◆ **Work to be completed**:
Repeat exactly the lines from the line with "Clone this chart in Apache ECharts." to the line with "const yAxisName = ['VH', 'p'];", including both, and leave out any pictures.

----- Records to process

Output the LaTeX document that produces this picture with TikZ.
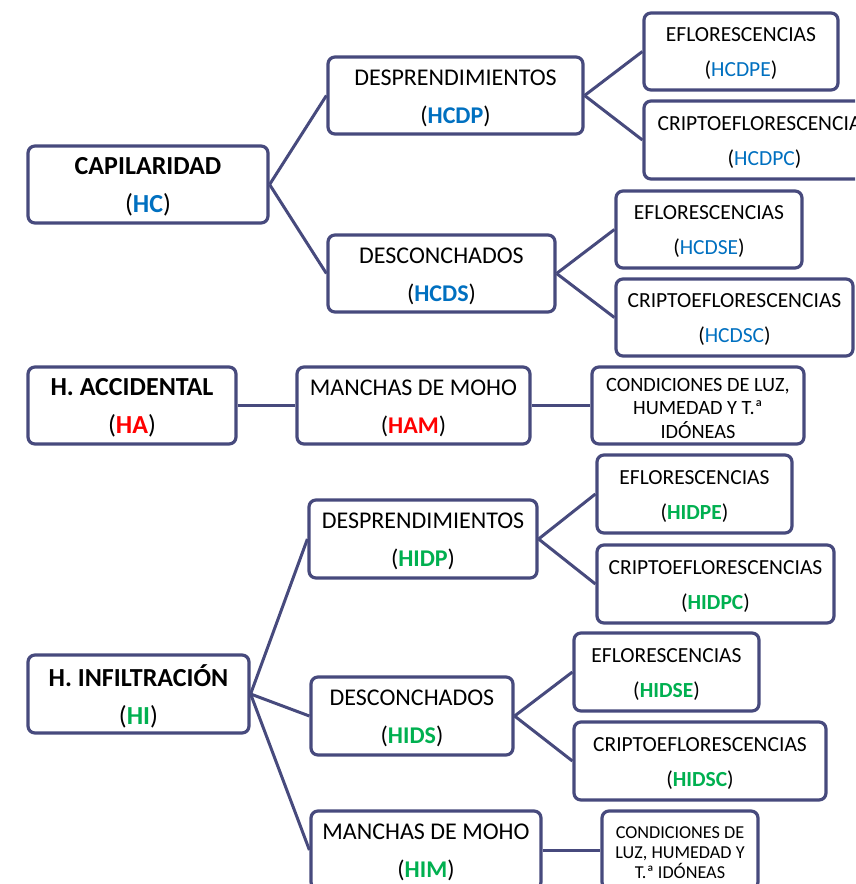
\documentclass[tikz,border=0pt]{standalone}
\usepackage{fontspec}
\setmainfont{Carlito}
\definecolor{bordercol}{RGB}{71,74,125}
\definecolor{codeblue}{RGB}{0,112,192}
\definecolor{codered}{RGB}{255,0,0}
\definecolor{codegreen}{RGB}{0,176,80}
\tikzset{
  box/.style={draw=bordercol, line width=3.2pt, rounded corners=7pt, fill=white, inner sep=0pt},
  boxtext/.style={inner sep=0pt, align=center, yshift=-2.5pt},
  conn/.style={draw=bordercol, line width=3pt},
  lvlA/.style={font=\fontsize{26}{38}\selectfont},
  lvlB/.style={font=\fontsize{24}{38}\selectfont},
  lvlC/.style={font=\fontsize{21.5}{35}\selectfont},
  lvlD/.style={font=\fontsize{20.3}{23.5}\selectfont},
  lvlE/.style={font=\fontsize{18.2}{20}\selectfont},
}
\newcommand{\bx}[7]{% name, x1,y1,x2,y2, style, text
  \path ({(#2+#4)/2},{(#3+#5)/2}) node[box,minimum width={(#4-#2)*1pt},minimum height={(#5-#3)*1pt}] (#1) {};
  \path (#1.center) node[boxtext,#6] (#1-t) {#7};}
\begin{document}
\begin{tikzpicture}[x=1pt,y=-1pt]
\useasboundingbox (0,0) rectangle (855,884);
\clip (0,0) rectangle (855,884);
% top group
\bx{HC}{28}{146}{268}{223}{lvlA}{\textbf{CAPILARIDAD}\\(\textcolor{codeblue}{\textbf{HC}})}
\bx{HCDP}{328}{57}{583}{134}{lvlB}{DESPRENDIMIENTOS\\(\textcolor{codeblue}{\textbf{HCDP}})}
\bx{HCDS}{328}{235}{555}{312}{lvlB}{DESCONCHADOS\\(\textcolor{codeblue}{\textbf{HCDS}})}
\bx{HCDPE}{644}{13}{838}{90}{lvlC}{EFLORESCENCIAS\\(\textcolor{codeblue}{HCDPE})}
\bx{HCDPC}{644}{101}{885}{179}{lvlC}{CRIPTOEFLORESCENCIAS\\(\textcolor{codeblue}{HCDPC})}
\bx{HCDSE}{616}{191}{802}{268}{lvlC}{EFLORESCENCIAS\\(\textcolor{codeblue}{HCDSE})}
\bx{HCDSC}{616}{279}{853}{356}{lvlC}{CRIPTOEFLORESCENCIAS\\(\textcolor{codeblue}{HCDSC})}
% middle group
\bx{HA}{28}{367}{236}{444}{lvlA}{\textbf{H. ACCIDENTAL}\\(\textcolor{codered}{\textbf{HA}})}
\bx{HAM}{297}{367}{530}{444}{lvlB}{MANCHAS DE MOHO\\(\textcolor{codered}{\textbf{HAM}})}
\bx{HAC}{592}{367}{804}{444}{lvlD}{CONDICIONES DE LUZ,\\HUMEDAD Y T.ª\\IDÓNEAS}
% bottom group
\bx{HI}{28}{655}{249}{733}{lvlA}{\textbf{H. INFILTRACIÓN}\\(\textcolor{codegreen}{\textbf{HI}})}
\bx{HIDP}{309}{500}{537}{578}{lvlB}{DESPRENDIMIENTOS\\(\textcolor{codegreen}{\textbf{HIDP}})}
\bx{HIDPE}{597}{455}{792}{533}{lvlC}{EFLORESCENCIAS\\(\textcolor{codegreen}{\textbf{HIDPE}})}
\bx{HIDPC}{597}{545}{834}{623}{lvlC}{CRIPTOEFLORESCENCIAS\\(\textcolor{codegreen}{\textbf{HIDPC}})}
\bx{HIDS}{311}{677}{513}{755}{lvlB}{DESCONCHADOS\\(\textcolor{codegreen}{\textbf{HIDS}})}
\bx{HIDSE}{574}{633}{759}{711}{lvlC}{EFLORESCENCIAS\\(\textcolor{codegreen}{\textbf{HIDSE}})}
\bx{HIDSC}{574}{722}{826}{800}{lvlC}{CRIPTOEFLORESCENCIAS\\(\textcolor{codegreen}{\textbf{HIDSC}})}
\bx{HIM}{311}{811}{541}{889}{lvlB}{MANCHAS DE MOHO\\(\textcolor{codegreen}{\textbf{HIM}})}
\bx{HIC}{602}{811}{758}{889}{lvlE}{CONDICIONES DE\\LUZ, HUMEDAD Y\\T.ª IDÓNEAS}
% connectors
\draw[conn] (HC.east) -- (HCDP.west);
\draw[conn] (HC.east) -- (HCDS.west);
\draw[conn] (HCDP.east) -- (HCDPE.west);
\draw[conn] (HCDP.east) -- (HCDPC.west);
\draw[conn] (HCDS.east) -- (HCDSE.west);
\draw[conn] (HCDS.east) -- (HCDSC.west);
\draw[conn] (HA.east) -- (HAM.west);
\draw[conn] (HAM.east) -- (HAC.west);
\draw[conn] (HI.east) -- (HIDP.west);
\draw[conn] (HI.east) -- (HIDS.west);
\draw[conn] (HI.east) -- (HIM.west);
\draw[conn] (HIDP.east) -- (HIDPE.west);
\draw[conn] (HIDP.east) -- (HIDPC.west);
\draw[conn] (HIDS.east) -- (HIDSE.west);
\draw[conn] (HIDS.east) -- (HIDSC.west);
\draw[conn] (HIM.east) -- (HIC.west);
\end{tikzpicture}
\end{document}
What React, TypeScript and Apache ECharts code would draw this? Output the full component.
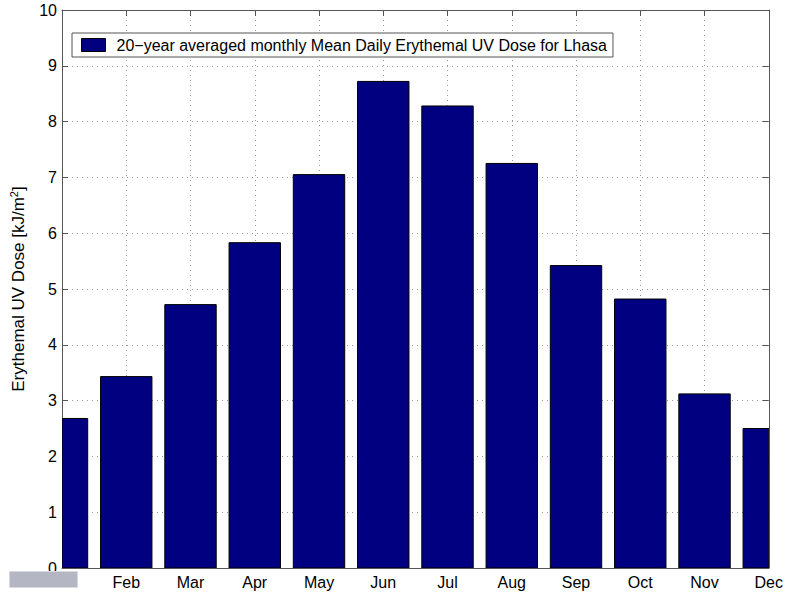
import React, { useEffect, useRef } from "react";
import * as echarts from "echarts";

const months = ["Jan", "Feb", "Mar", "Apr", "May", "Jun", "Jul", "Aug", "Sep", "Oct", "Nov", "Dec"];
const doseValues = [2.68, 3.43, 4.72, 5.83, 7.05, 8.72, 8.28, 7.25, 5.42, 4.82, 3.12, 2.5];
const seriesName = "20\u2212year averaged monthly Mean Daily Erythemal UV Dose for Lhasa";

const FONT = "'Liberation Sans', Arial, Helvetica, sans-serif";
const AXIS_COLOR = "#555555";
const BAR_FILL = "#000080";
const GRID_DOT = { color: "#9a9a9a", width: 1, type: [1, 4] as number[] };

export default function App() {
  const ref = useRef<HTMLDivElement>(null);

  useEffect(() => {
    if (!ref.current) return;
    const chart = echarts.init(ref.current, undefined, { renderer: "svg" });
    const data = months.map((_, i) => [i + 1, doseValues[i]]);

    // Bars are drawn through a custom series so that the edge months are
    // clipped at the plot box, as the axis runs from bar centre to bar centre.
    const renderBar = (params: any, api: any) => {
      const x = api.value(0);
      const y = api.value(1);
      const top = api.coord([x, y]);
      const base = api.coord([x, 0]);
      const w = api.size([0.8, 0])[0];
      const cs = params.coordSys;
      const rect = echarts.graphic.clipRectByRect(
        { x: top[0] - w / 2, y: top[1], width: w, height: base[1] - top[1] },
        { x: cs.x, y: cs.y, width: cs.width, height: cs.height }
      );
      if (!rect) return null;
      return {
        type: "rect",
        shape: rect,
        style: { fill: BAR_FILL, stroke: "#000000", lineWidth: 1 },
      };
    };

    chart.setOption({
      animation: false,
      backgroundColor: "#ffffff",
      textStyle: { fontFamily: FONT },
      grid: { left: 62, right: 16, top: 10, bottom: 26, containLabel: false },
      legend: {
        data: [{ name: seriesName, icon: "rect" }],
        left: 72,
        top: 33,
        orient: "vertical",
        backgroundColor: "#ffffff",
        borderColor: AXIS_COLOR,
        borderWidth: 1,
        padding: [4, 6, 4, 9],
        itemWidth: 24,
        itemHeight: 13,
        itemStyle: { color: BAR_FILL, borderColor: "#000000", borderWidth: 1 },
        textStyle: { fontSize: 16, color: "#000", fontFamily: FONT, padding: [0, 0, 0, 6] },
        selectedMode: false,
      },
      xAxis: [
        {
          type: "value",
          min: 1,
          max: 12,
          interval: 1,
          position: "bottom",
          axisLine: { show: true, onZero: false, lineStyle: { color: AXIS_COLOR, width: 1 } },
          axisTick: { show: true, inside: true, length: 6, lineStyle: { color: AXIS_COLOR } },
          axisLabel: {
            show: true,
            showMinLabel: true,
            showMaxLabel: true,
            margin: 6,
            fontSize: 16,
            color: "#000",
            fontFamily: FONT,
            formatter: (v: number) => months[Math.round(v) - 1] ?? "",
          },
          splitLine: { show: true, lineStyle: GRID_DOT },
        },
        {
          type: "value",
          min: 1,
          max: 12,
          interval: 1,
          position: "top",
          axisLine: { show: true, onZero: false, lineStyle: { color: AXIS_COLOR, width: 1 } },
          axisTick: { show: true, inside: true, length: 6, lineStyle: { color: AXIS_COLOR } },
          axisLabel: { show: false },
          splitLine: { show: false },
        },
      ],
      yAxis: [
        {
          type: "value",
          min: 0,
          max: 10,
          interval: 1,
          position: "left",
          name: "{n|Erythemal UV Dose [kJ/m}{s|2}{n|]}",
          nameLocation: "middle",
          nameGap: 34,
          nameTextStyle: {
            rich: {
              n: { fontSize: 17, color: "#000", fontFamily: FONT },
              s: { fontSize: 11, color: "#000", fontFamily: FONT, verticalAlign: "bottom", padding: [0, 0, 9, 0] },
            },
          },
          axisLine: { show: true, onZero: false, lineStyle: { color: AXIS_COLOR, width: 1 } },
          axisTick: { show: true, inside: true, length: 6, lineStyle: { color: AXIS_COLOR } },
          axisLabel: { fontSize: 16, color: "#000", fontFamily: FONT, margin: 5 },
          splitLine: { show: true, lineStyle: GRID_DOT },
        },
        {
          type: "value",
          min: 0,
          max: 10,
          interval: 1,
          position: "right",
          axisLine: { show: true, onZero: false, lineStyle: { color: AXIS_COLOR, width: 1 } },
          axisTick: { show: true, inside: true, length: 6, lineStyle: { color: AXIS_COLOR } },
          axisLabel: { show: false },
          splitLine: { show: false },
        },
      ],
      series: [
        {
          name: seriesName,
          type: "custom",
          xAxisIndex: 0,
          yAxisIndex: 0,
          data,
          encode: { x: 0, y: 1 },
          renderItem: renderBar,
          clip: true,
          itemStyle: { color: BAR_FILL, borderColor: "#000000", borderWidth: 1 },
          z: 3,
        },
      ],
      graphic: [
        {
          type: "rect",
          left: 9,
          top: 571,
          z: 100,
          shape: { width: 68, height: 16 },
          style: { fill: "#b4b6c4", stroke: "#d8d8e0", lineWidth: 1 },
        },
      ],
    });

    return () => chart.dispose();
  }, []);

  return (
    <div
      ref={ref}
      style={{ position: "absolute", left: 0, top: 0, width: 786, height: 594 }}
    />
  );
}
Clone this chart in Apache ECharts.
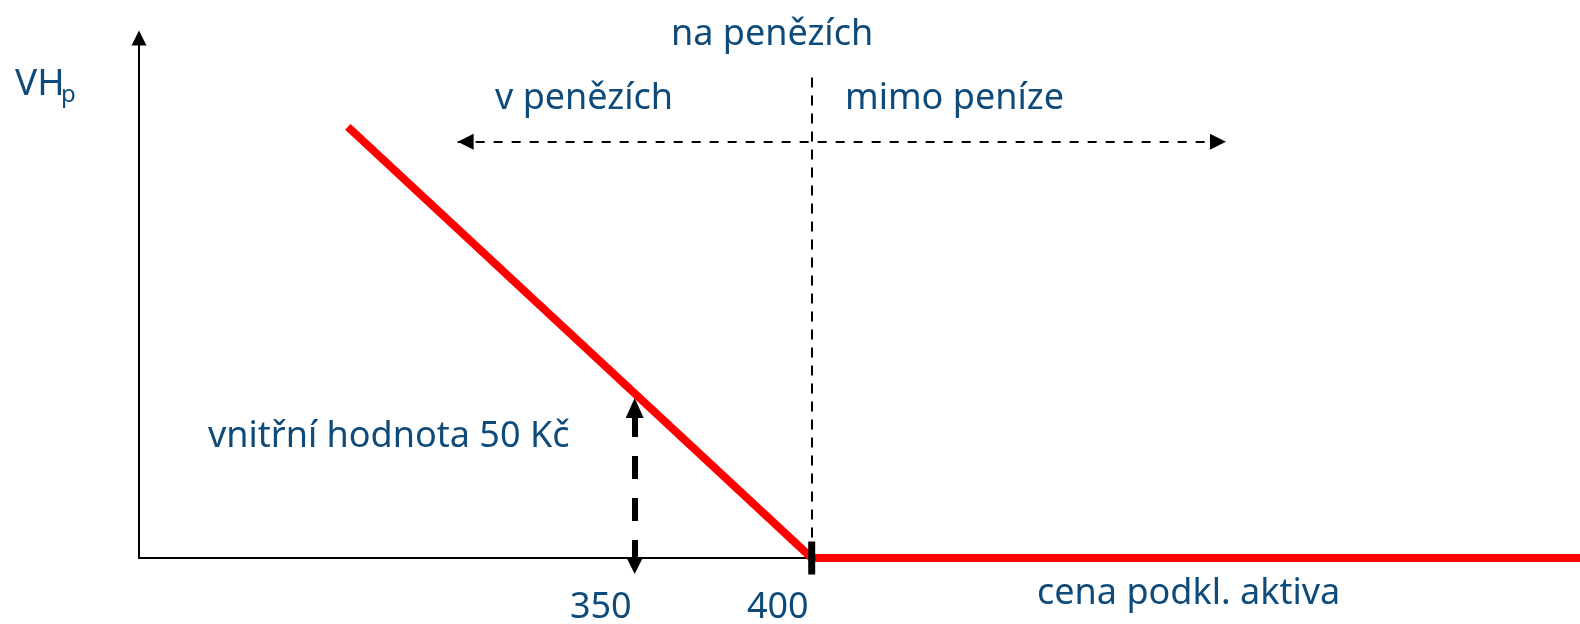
<!DOCTYPE html>
<html><head><meta charset="utf-8">
<script src="https://cdn.jsdelivr.net/npm/echarts@6/dist/echarts.min.js"></script>
<style>html,body{margin:0;padding:0;background:#fff}#c{width:1580px;height:624px}</style>
</head><body><div id="c"></div>
<script>
// ---- data ----
const strike = 400;
const spot = 350;
const intrinsicValue = 50;
const payoffX = [269, 400, 617];
const payoffY = [131, 0, 0];
const xTickLabels = [350, 400];
const moneynessRangeX = [300, 517];
const moneynessRangeY = 126.5;
const strikeGuideTop = 146;
const annotationTexts = ['na penězích', 'v penězích', 'mimo peníze', 'vnitřní hodnota 50 Kč', 'cena podkl. aktiva'];
const yAxisName = ['VH', 'p'];

// ---- style ----
const textColor = '#0e4b7a';
const FONT = '"Noto Sans", "DejaVu Sans", sans-serif';
const FS = 36;

const payoffData = payoffX.map((x, i) => [x, payoffY[i]]);

function label(text, x, baseline, size) {
  return {
    type: 'text', x: x, y: baseline - 0.32 * size, z: 20,
    style: { text: text, fill: textColor, font: size + 'px ' + FONT, align: 'left', verticalAlign: 'middle' }
  };
}

const chart = echarts.init(document.getElementById('c'), null, { renderer: 'canvas' });
chart.setOption({
  animation: false,
  backgroundColor: '#ffffff',
  grid: { left: 139, right: 0, top: 38, bottom: 66, containLabel: false, outerBoundsMode: 'none' },
  xAxis: {
    type: 'value', min: 210, max: 617,
    axisLine: { show: true, lineStyle: { color: '#000', width: 2 } },
    axisTick: { show: false },
    splitLine: { show: false },
    axisLabel: {
      show: true, customValues: xTickLabels, align: 'right', margin: 32,
      padding: [0, 3, 0, 0],
      color: textColor, fontSize: FS, fontFamily: FONT
    }
  },
  yAxis: {
    type: 'value', min: 0, max: 158,
    axisLine: { show: true, lineStyle: { color: '#000', width: 2 }, symbol: ['none', 'triangle'], symbolSize: [15, 15] },
    axisTick: { show: false },
    splitLine: { show: false },
    axisLabel: { show: false }
  },
  series: [
    {
      name: 'intrinsic', type: 'line', data: [], z: 2,
      markLine: {
        silent: true, animation: false, label: { show: false },
        lineStyle: { color: '#000', width: 6, type: [23, 19], dashOffset: 21.5 },
        data: [[
          { coord: [spot, intrinsicValue], symbol: 'triangle', symbolSize: [18, 20], symbolOffset: [0, 14.5] },
          { coord: [spot, 0], symbol: 'triangle', symbolSize: [16, 16], symbolOffset: [0, -8] }
        ]]
      }
    },
    {
      name: 'strikeGuide', type: 'line', data: [], z: 2,
      markLine: {
        silent: true, animation: false, label: { show: false }, symbol: ['none', 'none'],
        lineStyle: { color: '#000', width: 2, type: [10, 8] },
        data: [[ { coord: [strike, strikeGuideTop] }, { coord: [strike, 0] } ]]
      }
    },
    {
      name: 'moneyness', type: 'line', data: [], z: 2,
      markLine: {
        silent: true, animation: false, label: { show: false },
        lineStyle: { color: '#000', width: 2, type: [9, 9] },
        data: [[
          { coord: [moneynessRangeX[0], moneynessRangeY], symbol: 'triangle', symbolSize: [16, 16], symbolOffset: [0, 8] },
          { coord: [moneynessRangeX[1], moneynessRangeY], symbol: 'triangle', symbolSize: [16, 16], symbolOffset: [0, 8] }
        ]]
      }
    },
    {
      name: 'payoff', type: 'line', data: payoffData, z: 5,
      symbol: 'none', lineStyle: { color: '#ff0000', width: 8, cap: 'butt', join: 'miter' },
      itemStyle: { color: '#ff0000' }
    },
    {
      name: 'strikeMark', type: 'scatter', data: [[strike, 0]], z: 6,
      symbol: 'rect', symbolSize: [7, 33], itemStyle: { color: '#000', opacity: 1 }
    }
  ],
  graphic: [
    label(yAxisName[0], 15, 96, 37),
    label(yAxisName[1], 61, 103, 24),
    label(annotationTexts[0], 671, 46, FS),
    label(annotationTexts[1], 495, 110, FS),
    label(annotationTexts[2], 845, 110, FS),
    label(annotationTexts[3], 208, 448, FS),
    label(annotationTexts[4], 1037, 605, FS)
  ]
});
</script>
</body></html>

----------

◆ **Finished exercise**:
Clone this chart in Apache ECharts.
<!DOCTYPE html>
<html><head><meta charset="utf-8">
<script src="https://cdn.jsdelivr.net/npm/echarts@6/dist/echarts.min.js"></script>
<style>html,body{margin:0;padding:0;background:#fff}#c{width:1580px;height:624px}</style>
</head><body><div id="c"></div>
<script>
// ---- data ----
const strike = 400;
const spot = 350;
const intrinsicValue = 50;
const payoffX = [269, 400, 617];
const payoffY = [131, 0, 0];
const xTickLabels = [350, 400];
const moneynessRangeX = [300, 517];
const moneynessRangeY = 126.5;
const strikeGuideTop = 146;
const annotationTexts = ['na penězích', 'v penězích', 'mimo peníze', 'vnitřní hodnota 50 Kč', 'cena podkl. aktiva'];
const yAxisName = ['VH', 'p'];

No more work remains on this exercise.